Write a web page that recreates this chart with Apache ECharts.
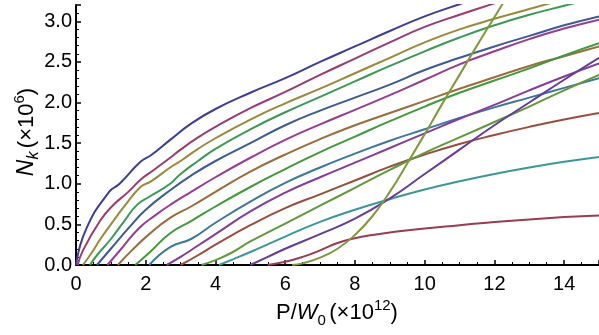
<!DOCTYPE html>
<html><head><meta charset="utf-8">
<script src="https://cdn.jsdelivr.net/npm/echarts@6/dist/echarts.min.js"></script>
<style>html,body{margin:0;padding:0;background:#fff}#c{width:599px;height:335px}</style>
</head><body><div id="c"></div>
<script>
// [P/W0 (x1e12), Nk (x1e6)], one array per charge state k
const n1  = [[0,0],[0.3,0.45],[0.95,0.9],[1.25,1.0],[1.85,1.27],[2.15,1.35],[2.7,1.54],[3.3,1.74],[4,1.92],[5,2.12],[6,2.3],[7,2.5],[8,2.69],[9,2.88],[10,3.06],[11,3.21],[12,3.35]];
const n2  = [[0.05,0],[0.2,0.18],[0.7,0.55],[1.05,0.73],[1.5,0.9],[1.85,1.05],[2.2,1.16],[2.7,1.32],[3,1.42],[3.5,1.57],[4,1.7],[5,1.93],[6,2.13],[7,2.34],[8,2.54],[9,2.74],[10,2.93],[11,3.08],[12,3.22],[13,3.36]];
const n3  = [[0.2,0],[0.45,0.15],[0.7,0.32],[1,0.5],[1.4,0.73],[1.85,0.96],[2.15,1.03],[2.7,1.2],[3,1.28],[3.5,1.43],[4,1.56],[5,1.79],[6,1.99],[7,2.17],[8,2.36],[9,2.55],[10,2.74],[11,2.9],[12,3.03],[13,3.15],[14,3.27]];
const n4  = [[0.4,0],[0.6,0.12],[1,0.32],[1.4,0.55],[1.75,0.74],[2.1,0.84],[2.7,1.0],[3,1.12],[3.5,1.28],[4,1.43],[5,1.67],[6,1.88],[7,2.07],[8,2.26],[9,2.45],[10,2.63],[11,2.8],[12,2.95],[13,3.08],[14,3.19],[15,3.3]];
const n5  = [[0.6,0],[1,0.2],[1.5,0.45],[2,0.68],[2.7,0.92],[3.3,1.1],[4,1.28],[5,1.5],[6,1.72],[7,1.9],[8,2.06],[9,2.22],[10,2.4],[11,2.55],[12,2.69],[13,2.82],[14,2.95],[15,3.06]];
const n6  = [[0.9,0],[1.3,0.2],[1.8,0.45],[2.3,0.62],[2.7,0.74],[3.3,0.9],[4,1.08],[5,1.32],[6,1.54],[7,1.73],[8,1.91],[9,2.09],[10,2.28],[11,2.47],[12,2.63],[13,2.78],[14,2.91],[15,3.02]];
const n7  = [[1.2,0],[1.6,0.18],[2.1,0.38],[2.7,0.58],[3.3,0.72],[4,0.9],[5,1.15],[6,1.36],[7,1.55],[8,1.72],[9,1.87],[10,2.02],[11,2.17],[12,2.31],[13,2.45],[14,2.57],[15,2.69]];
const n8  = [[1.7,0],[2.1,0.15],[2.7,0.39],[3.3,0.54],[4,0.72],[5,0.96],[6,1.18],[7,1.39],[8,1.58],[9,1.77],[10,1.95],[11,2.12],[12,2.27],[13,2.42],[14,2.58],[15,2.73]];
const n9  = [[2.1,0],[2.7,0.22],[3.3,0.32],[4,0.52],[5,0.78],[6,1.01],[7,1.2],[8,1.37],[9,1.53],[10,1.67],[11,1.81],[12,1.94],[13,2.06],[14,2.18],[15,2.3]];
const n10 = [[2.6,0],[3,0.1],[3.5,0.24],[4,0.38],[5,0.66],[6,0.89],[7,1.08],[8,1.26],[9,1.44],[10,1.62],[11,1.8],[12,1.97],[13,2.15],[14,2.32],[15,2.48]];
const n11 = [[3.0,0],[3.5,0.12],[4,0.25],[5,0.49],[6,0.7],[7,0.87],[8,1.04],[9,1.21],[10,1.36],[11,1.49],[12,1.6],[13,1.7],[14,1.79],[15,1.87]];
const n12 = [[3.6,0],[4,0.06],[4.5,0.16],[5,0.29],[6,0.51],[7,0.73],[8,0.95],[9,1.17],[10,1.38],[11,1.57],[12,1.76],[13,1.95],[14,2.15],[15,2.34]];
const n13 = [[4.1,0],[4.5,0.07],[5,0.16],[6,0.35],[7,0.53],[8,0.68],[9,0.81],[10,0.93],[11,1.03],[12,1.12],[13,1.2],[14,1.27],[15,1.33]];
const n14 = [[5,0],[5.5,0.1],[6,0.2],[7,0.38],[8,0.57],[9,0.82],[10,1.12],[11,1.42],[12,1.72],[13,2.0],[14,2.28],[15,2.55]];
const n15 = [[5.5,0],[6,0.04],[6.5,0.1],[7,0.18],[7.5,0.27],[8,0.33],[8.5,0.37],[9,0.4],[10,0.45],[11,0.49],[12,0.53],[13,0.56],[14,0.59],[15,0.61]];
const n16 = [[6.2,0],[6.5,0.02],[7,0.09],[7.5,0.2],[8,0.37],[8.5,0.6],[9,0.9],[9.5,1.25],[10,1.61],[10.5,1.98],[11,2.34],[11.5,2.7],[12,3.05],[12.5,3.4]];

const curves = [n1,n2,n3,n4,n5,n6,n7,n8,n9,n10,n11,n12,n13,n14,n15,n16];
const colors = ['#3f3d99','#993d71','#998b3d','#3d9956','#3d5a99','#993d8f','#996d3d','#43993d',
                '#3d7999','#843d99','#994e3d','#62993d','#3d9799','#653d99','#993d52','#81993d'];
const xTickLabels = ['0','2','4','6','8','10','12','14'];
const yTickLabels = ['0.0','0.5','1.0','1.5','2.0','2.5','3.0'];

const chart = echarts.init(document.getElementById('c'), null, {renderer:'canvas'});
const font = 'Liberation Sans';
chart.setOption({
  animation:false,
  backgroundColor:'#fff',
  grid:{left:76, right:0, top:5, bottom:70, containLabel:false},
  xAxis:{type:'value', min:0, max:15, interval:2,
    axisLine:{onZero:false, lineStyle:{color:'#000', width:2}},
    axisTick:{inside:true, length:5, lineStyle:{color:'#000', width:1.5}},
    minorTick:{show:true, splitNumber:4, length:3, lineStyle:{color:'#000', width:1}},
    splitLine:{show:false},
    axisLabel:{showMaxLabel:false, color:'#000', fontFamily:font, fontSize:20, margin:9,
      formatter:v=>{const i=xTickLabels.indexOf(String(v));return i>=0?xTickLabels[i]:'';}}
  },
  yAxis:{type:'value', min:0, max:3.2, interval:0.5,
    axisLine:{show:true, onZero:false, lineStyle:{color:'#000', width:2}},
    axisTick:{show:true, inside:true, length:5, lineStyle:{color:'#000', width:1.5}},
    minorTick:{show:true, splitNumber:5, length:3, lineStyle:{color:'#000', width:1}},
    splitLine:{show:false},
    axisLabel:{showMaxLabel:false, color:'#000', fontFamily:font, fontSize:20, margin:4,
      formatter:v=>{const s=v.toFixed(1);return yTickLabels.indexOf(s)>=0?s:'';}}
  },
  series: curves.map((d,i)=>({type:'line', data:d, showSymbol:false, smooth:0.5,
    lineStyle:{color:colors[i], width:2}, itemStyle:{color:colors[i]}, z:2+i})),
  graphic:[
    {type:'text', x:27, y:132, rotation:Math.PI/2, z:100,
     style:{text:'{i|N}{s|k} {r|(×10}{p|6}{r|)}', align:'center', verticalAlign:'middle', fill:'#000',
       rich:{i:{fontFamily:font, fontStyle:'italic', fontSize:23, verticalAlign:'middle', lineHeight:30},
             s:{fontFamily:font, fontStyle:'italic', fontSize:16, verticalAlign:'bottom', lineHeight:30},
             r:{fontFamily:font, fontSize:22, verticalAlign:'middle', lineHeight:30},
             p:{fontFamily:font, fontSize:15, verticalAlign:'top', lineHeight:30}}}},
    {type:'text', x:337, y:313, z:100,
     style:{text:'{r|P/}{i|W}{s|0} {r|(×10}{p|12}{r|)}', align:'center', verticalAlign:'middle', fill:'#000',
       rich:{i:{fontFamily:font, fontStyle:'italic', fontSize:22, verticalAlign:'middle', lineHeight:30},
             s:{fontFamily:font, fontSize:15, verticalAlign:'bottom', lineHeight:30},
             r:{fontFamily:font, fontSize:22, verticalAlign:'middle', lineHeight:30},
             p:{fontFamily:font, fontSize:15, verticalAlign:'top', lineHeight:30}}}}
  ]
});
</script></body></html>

········

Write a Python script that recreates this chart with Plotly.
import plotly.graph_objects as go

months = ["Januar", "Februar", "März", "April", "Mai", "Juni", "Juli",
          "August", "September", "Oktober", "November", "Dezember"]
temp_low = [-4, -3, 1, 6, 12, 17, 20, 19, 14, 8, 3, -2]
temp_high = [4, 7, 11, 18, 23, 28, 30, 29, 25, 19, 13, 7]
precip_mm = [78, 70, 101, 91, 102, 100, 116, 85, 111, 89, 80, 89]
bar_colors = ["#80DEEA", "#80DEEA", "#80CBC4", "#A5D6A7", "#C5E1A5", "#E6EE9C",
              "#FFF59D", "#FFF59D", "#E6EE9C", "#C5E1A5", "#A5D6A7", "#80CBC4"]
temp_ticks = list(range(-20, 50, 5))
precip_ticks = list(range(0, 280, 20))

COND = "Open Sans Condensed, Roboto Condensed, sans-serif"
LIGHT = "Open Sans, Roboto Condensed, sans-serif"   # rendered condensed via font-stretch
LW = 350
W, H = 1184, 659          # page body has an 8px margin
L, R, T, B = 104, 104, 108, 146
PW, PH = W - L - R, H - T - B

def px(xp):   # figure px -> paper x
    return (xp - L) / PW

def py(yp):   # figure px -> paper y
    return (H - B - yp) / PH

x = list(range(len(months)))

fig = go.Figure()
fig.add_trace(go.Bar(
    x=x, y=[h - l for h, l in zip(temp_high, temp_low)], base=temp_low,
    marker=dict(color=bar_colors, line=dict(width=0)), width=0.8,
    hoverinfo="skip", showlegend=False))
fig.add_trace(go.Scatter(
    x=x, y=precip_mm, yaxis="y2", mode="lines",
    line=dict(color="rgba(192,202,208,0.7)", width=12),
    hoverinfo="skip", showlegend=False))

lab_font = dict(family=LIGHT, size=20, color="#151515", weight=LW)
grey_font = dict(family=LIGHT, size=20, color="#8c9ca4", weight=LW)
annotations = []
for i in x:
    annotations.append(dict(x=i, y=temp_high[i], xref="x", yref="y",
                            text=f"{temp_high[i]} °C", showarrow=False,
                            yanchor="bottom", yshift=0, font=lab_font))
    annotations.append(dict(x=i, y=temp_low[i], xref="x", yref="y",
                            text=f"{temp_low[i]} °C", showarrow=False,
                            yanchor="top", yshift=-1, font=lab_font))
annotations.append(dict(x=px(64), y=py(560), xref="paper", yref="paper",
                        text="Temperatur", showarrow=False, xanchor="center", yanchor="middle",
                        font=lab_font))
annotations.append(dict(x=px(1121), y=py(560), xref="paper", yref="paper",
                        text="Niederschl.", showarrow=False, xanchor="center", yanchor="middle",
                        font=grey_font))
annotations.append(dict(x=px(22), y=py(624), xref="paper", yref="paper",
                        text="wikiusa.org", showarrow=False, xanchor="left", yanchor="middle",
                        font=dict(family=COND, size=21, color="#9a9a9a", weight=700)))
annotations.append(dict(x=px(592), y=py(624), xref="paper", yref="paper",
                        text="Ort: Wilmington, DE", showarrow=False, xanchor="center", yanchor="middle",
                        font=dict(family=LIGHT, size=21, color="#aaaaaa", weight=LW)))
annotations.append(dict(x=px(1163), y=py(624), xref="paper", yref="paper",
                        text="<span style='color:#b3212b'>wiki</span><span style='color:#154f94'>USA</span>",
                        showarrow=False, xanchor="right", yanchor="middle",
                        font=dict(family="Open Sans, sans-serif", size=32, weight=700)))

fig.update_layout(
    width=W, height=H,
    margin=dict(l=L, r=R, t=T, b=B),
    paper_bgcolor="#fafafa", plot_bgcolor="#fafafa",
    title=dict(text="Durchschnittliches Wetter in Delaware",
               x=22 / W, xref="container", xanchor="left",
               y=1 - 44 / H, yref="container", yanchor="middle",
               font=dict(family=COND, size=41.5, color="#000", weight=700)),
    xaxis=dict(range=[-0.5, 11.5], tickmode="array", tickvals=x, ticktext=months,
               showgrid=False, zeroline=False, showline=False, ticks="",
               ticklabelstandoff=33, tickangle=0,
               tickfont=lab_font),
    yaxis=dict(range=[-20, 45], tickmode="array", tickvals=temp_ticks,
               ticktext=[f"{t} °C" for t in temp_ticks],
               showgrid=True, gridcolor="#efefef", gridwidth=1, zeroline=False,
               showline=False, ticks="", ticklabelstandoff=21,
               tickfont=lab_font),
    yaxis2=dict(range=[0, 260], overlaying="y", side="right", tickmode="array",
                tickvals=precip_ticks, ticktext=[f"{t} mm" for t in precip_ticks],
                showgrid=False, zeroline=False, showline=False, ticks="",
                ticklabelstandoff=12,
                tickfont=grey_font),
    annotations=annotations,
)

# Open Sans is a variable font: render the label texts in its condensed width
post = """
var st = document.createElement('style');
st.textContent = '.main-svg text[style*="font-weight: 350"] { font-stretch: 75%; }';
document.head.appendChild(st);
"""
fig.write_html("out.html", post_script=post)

········

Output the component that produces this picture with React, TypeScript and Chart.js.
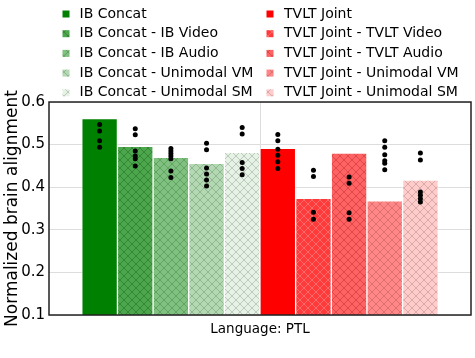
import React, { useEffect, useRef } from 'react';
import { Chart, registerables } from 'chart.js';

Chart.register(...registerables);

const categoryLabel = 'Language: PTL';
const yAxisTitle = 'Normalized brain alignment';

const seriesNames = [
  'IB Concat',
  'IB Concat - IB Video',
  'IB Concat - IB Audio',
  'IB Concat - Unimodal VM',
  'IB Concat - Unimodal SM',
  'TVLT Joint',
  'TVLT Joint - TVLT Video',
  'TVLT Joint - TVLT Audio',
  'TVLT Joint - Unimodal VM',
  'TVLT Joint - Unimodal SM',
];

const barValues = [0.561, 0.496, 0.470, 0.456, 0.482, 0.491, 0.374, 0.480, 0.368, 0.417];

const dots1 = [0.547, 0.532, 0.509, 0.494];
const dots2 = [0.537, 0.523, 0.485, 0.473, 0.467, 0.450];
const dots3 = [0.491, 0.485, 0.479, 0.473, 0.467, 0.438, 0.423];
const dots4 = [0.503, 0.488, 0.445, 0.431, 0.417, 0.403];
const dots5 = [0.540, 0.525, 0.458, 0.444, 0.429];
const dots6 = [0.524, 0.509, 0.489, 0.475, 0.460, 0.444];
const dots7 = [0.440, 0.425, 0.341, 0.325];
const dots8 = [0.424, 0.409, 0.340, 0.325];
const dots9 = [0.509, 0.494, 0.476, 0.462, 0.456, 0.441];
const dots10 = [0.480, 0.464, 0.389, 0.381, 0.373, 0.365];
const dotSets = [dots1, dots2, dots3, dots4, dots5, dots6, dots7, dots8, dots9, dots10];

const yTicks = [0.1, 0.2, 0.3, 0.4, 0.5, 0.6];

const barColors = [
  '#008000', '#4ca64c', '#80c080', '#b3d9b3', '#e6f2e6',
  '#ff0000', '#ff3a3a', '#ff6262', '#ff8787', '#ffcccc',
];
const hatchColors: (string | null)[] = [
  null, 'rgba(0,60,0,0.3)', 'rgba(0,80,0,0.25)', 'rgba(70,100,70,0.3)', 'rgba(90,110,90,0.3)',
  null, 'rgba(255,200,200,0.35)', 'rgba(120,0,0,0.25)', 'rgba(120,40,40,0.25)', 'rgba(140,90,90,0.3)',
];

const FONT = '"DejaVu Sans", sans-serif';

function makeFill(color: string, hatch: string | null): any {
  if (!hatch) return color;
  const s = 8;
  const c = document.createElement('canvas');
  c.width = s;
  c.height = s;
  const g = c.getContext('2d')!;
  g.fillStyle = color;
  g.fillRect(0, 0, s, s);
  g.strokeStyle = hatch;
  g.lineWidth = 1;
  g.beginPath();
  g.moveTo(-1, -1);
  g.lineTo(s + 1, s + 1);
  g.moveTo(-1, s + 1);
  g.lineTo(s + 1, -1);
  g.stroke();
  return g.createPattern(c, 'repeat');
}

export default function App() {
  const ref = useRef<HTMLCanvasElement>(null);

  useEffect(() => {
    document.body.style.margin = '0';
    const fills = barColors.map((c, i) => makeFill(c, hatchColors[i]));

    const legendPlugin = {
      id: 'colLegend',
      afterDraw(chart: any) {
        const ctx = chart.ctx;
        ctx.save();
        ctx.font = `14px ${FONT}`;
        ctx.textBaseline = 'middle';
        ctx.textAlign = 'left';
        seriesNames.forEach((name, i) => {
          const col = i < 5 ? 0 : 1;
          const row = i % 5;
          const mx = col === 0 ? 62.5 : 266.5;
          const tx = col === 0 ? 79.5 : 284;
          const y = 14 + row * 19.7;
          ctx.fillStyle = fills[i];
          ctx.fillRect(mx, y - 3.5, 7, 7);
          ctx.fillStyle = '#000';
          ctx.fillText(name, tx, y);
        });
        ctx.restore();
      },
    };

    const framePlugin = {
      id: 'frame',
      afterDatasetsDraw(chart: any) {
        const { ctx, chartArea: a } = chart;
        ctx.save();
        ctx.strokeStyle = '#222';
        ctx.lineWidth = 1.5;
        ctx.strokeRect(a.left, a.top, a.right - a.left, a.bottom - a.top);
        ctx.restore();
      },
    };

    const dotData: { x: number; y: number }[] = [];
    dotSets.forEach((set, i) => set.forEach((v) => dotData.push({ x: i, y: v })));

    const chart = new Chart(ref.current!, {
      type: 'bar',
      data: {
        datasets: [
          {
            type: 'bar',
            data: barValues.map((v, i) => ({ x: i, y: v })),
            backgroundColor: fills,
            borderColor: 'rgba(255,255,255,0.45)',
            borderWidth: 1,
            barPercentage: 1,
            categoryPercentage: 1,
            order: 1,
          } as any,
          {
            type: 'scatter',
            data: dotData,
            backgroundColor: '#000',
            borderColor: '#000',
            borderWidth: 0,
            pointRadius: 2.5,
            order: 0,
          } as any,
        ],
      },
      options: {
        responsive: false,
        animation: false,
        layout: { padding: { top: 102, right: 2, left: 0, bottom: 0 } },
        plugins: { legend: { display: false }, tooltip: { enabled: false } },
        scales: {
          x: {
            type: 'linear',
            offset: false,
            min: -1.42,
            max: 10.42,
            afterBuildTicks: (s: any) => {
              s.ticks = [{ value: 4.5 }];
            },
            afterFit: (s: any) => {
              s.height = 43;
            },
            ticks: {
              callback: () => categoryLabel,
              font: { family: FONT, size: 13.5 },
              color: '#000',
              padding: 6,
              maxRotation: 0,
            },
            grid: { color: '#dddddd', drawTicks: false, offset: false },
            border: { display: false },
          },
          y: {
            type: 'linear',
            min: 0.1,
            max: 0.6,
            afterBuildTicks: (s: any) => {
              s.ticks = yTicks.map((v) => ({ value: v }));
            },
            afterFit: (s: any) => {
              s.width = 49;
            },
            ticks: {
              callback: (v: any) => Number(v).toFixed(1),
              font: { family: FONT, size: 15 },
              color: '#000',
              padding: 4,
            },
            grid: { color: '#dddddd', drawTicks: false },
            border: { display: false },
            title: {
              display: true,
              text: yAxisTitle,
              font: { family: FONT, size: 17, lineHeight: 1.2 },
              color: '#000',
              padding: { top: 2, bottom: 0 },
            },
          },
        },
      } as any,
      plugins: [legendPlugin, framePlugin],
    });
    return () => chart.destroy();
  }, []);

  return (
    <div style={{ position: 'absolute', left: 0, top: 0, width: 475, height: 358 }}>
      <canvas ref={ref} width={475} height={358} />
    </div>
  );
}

········

= Written exercise =
Above are the records. Print exactly, and only, the lines from the line with "Write a Python" to the line with "import plotly.graph_objects as go", both inclusive.

= Response =
Write a Python script that recreates this chart with Plotly.
import plotly.graph_objects as go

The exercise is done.